1. How any of  us want to be treated has little bearing on how the public is going to approach us. 
I keep reminding this list that the public is not approaching you as an individual.  They are reacting to the traditional, deep seated, long established stereotype of the Blind. 
2. How we conduct ourselves when being approached with the offer of help has little impact on how people see us overall. 
This is because people measure our actions and reactions against what they already believe about Blindness.  The stereotype is the stereotype.  I can behave in the sweetest, gentlest and most cooperative manner and they will think, "What a nice blind man".  But it is not me, it is the stereotype they are measuring me against. 
I might curse them, shoving their hands off me and snarling that they should go to the Dark Region.  They will think, "What a rude, mean, angry blind man". 

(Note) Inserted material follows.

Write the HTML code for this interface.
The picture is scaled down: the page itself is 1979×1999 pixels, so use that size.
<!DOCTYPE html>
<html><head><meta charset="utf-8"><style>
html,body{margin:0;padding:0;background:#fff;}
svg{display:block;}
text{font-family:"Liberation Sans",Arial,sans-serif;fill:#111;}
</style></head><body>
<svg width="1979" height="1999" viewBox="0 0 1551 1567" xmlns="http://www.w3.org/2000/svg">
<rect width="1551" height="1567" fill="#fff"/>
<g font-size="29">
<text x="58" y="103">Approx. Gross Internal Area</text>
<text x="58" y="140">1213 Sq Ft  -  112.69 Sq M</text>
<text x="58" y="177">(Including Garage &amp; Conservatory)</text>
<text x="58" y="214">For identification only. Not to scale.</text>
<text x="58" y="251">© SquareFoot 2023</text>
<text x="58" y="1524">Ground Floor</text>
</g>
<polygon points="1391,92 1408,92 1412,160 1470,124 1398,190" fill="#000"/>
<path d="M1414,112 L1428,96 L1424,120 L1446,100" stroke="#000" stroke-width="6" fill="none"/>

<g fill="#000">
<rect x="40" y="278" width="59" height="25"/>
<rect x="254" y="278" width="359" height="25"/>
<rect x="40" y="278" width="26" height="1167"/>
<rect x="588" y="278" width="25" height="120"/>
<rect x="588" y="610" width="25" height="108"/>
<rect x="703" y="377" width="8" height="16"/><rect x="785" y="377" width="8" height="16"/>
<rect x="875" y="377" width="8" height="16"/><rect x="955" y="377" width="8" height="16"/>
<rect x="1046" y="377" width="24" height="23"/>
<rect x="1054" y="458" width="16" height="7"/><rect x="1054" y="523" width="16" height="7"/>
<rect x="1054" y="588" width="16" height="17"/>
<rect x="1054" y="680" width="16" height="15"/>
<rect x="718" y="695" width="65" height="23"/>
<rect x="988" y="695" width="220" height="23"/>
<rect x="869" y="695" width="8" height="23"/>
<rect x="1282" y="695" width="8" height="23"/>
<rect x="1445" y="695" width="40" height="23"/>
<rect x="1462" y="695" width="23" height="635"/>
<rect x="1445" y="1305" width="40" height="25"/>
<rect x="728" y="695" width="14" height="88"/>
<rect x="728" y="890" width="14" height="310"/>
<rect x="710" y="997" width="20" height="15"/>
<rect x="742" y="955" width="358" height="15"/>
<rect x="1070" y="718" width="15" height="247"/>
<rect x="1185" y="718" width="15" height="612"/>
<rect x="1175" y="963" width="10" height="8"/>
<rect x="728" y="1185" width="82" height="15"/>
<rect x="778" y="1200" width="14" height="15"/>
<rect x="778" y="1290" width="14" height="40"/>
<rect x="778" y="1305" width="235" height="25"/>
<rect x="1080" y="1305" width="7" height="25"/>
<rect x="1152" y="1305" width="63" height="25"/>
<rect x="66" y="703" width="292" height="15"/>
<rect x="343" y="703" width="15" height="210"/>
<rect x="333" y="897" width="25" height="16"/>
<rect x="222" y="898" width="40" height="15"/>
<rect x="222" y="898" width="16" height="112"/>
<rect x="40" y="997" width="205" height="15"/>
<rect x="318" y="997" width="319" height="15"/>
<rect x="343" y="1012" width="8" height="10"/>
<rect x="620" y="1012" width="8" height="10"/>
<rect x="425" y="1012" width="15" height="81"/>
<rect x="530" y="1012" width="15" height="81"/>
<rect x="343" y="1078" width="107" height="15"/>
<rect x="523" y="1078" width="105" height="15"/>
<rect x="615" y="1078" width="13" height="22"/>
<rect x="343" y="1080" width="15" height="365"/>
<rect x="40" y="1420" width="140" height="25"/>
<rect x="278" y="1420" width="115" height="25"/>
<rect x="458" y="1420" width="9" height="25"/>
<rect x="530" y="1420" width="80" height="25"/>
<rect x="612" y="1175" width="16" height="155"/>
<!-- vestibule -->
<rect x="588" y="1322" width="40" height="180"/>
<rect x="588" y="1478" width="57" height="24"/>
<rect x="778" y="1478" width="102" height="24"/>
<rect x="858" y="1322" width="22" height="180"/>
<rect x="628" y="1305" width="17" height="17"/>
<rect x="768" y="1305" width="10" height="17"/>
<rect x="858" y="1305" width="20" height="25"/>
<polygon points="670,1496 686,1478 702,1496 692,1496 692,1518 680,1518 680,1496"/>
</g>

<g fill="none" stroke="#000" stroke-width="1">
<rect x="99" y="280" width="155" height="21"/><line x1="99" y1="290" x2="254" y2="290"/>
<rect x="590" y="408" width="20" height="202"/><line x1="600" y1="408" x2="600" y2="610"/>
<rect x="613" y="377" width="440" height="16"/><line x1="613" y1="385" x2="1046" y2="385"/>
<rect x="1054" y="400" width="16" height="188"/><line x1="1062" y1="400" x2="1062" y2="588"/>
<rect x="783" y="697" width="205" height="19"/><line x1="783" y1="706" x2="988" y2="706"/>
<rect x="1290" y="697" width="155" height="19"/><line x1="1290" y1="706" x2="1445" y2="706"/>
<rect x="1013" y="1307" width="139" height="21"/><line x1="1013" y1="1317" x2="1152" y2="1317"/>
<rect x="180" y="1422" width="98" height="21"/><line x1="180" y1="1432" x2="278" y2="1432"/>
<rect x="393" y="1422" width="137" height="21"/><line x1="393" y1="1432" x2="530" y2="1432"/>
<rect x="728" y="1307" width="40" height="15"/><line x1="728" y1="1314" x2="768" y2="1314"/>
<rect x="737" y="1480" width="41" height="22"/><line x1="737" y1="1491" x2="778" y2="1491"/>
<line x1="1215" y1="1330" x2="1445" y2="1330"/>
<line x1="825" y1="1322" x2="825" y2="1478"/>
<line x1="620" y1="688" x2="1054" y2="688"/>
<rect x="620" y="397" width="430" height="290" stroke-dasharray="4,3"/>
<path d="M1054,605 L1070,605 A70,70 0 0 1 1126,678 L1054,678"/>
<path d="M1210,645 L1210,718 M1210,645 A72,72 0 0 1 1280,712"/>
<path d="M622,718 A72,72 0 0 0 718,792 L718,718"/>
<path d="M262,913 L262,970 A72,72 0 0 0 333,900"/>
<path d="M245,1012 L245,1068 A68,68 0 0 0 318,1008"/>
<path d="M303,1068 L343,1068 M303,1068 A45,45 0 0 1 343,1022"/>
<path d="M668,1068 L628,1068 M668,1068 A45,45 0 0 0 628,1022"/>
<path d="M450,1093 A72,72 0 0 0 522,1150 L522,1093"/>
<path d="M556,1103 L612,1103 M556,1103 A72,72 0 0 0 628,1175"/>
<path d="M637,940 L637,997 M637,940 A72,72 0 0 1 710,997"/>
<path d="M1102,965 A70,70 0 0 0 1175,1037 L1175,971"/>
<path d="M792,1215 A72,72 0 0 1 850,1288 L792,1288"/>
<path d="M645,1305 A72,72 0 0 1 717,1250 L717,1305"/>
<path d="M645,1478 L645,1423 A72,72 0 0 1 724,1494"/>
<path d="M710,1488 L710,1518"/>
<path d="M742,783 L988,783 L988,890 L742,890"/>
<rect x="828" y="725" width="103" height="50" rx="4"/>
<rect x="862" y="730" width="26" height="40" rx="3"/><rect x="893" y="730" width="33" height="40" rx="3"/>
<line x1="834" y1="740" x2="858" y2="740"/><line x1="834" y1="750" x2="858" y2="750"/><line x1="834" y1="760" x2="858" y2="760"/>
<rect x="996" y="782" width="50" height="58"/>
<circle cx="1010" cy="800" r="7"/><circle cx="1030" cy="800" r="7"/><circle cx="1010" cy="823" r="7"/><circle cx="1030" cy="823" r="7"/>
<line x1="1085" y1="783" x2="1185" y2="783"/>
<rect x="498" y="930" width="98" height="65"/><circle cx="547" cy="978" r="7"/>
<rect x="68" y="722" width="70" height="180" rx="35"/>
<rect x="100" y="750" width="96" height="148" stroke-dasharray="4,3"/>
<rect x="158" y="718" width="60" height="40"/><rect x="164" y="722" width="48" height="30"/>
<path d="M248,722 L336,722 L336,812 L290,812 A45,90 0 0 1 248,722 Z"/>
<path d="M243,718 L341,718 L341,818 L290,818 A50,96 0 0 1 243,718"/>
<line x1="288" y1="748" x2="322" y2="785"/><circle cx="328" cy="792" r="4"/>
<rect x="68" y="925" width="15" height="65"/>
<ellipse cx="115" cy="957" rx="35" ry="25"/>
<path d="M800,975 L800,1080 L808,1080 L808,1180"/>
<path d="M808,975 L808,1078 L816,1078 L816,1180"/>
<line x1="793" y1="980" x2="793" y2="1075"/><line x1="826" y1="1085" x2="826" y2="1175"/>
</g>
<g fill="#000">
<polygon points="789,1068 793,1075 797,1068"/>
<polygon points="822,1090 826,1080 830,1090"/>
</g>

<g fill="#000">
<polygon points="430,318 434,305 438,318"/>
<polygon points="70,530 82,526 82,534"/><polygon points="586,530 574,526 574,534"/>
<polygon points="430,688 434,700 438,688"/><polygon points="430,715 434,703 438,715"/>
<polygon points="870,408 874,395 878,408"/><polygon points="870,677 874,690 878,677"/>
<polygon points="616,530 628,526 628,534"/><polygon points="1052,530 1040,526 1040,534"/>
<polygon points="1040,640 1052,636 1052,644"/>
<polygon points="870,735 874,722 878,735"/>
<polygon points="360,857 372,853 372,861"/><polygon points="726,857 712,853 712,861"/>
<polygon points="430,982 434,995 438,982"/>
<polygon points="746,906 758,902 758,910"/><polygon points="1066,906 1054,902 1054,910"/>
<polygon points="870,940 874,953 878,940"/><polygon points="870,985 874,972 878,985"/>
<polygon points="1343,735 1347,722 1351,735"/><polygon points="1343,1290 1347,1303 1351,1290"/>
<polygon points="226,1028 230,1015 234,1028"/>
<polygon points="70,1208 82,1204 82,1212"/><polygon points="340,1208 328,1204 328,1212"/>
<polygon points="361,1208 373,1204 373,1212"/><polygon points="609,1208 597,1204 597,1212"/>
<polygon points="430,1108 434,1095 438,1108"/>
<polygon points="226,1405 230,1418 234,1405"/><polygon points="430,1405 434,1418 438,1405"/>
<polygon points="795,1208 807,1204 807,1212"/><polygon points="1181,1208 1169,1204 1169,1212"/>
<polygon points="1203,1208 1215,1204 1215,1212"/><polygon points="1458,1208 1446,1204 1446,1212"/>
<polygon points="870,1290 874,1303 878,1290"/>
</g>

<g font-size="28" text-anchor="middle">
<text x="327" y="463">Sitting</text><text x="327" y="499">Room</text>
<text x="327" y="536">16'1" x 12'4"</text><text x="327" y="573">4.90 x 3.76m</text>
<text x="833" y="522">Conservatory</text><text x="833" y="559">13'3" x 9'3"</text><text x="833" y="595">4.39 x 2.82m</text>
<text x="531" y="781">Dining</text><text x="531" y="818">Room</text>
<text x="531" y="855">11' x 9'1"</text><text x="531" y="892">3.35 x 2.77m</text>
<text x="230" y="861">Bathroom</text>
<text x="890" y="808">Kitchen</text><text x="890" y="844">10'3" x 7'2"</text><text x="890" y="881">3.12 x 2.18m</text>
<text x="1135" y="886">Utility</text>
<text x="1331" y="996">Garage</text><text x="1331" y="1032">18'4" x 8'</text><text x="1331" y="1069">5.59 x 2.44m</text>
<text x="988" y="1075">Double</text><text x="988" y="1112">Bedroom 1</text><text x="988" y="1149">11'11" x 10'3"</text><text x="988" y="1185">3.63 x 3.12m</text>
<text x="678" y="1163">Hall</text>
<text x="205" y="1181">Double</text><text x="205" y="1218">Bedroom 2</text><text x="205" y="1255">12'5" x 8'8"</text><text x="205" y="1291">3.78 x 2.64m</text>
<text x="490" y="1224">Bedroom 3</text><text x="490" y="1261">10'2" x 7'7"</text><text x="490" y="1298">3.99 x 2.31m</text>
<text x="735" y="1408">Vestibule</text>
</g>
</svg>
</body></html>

But they are seeing the blind stereotype, not me. 
Even if some of us are consistently rude, they still cling to that basic stereotype.  The rude folks are seen as the exceptions. 
Someone might say, "Well, that blind man certainly bit my head off.  See if I ever offer any of them help again!"  They are still referring back to the stereotype, and they are hurt only because we are not behaving properly. 
 
3. Let's pretend that we can turn every blind person into kind thoughtful, honest and direct people.  Now when we meet the public and they grab our arms or wrap their arms about us in an effort to steer us somewhere we might not want to go, and we turn to them and say, "I understand your feelings that I need your assistance, but I do not.  Please let me take care of myself and I will gladly ask you for help should I need it." 
Now you have gone and hurt their feelings and even embarrassed them.  "You people are sure uppity". 
The stereotype remains in place.  We are the gentle, soft spoken, bumbling, musical, helpless lost Souls.  Unless we root out the stereotype everything else is just spinning wheels. 
 
One last comment and then I'll shut up. 
Just think of the reaction to the assertive, super confident posturing  set forth by Ken Jernigan and the leadership of the National Federation of the blind(NFB).  The public, and we blind people *are part of that public, responded by calling them overbearing and elitists.  And many other things, too.  Why?  Because they flew against our understanding of who we are, based upon our stereotype. 
 
So my dear friend, instead of asking your questions, I would urge you to just go about doing what you do, learning all you can and helping as you feel you can.  Then when you see a blind person who might need assistance, approach them just as you would approach your very best friend.  If they don't like that, screw them!  It's their problem, not yours.